SEO Tools You’re Sleeping On: Why Reddit and Medium Shouldn’t Be Overlooked

By a Copywriter Who Actually Knows What SEO Looks Like in 2025

When people talk SEO, they jump straight to keyword research tools, backlink strategies, and maybe a sprinkle of AI if they’re feeling trendy. But here’s what most miss: Reddit and Medium are quietly dominating long-tail visibility.

Reddit, the dark, sticky corner of the internet. Yes, it has problems. But it’s one of the first places I look when I need real answers. Need to figure out what that weird car part is? Post a photo on Reddit. Need to identify a plant your kid or pet just ate so you know if the ER is next? Reddit again.

Because of this, Reddit threads regularly outrank official websites, especially for “real person” queries. People trust the hive mind, and Google knows it. Posting smart, non-spammy content in relevant subreddits can generate both organic traffic and backlinks, if you don’t sound like a marketer.
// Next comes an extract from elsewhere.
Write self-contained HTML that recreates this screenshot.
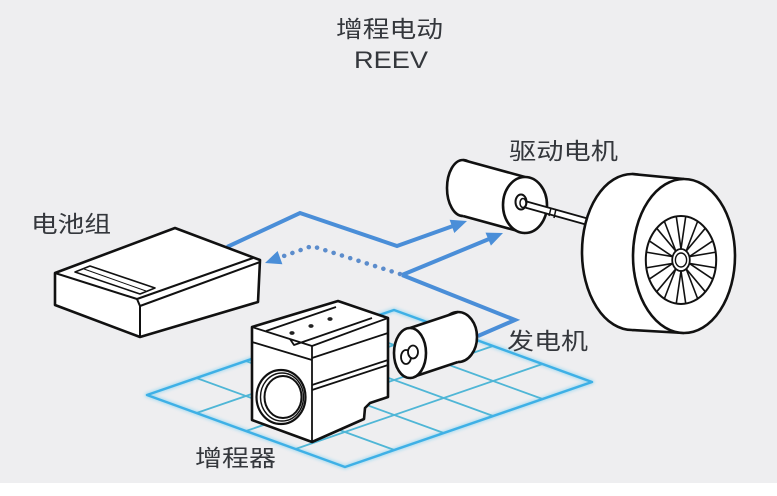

Then there’s Medium. For $5/month, it’s an SEO tool most people overlook. Yes, it’s crowded. Yes, it skews tech-heavy. But Medium posts rank fast, especially for niche and intent-driven searches. It also has built-in distribution (remember that?), giving your content a real chance to surface, unlike most business blogs.

That said, there’s a catch: you have to be approved by Medium.

Until then, your posts won’t show up in Medium’s internal search or on Google. You’ll need to post consistently, focus on quality (not AI filler), and share your work on your social channels to drive initial traffic. But once you’re approved, it’s smooth sailing.

Neither Reddit nor Medium replaces your own domain, but if you’re not syndicating, testing, or linking through these platforms, you’re missing out on traffic.

Sometimes SEO isn’t about tools. It’s about showing up where people are already looking.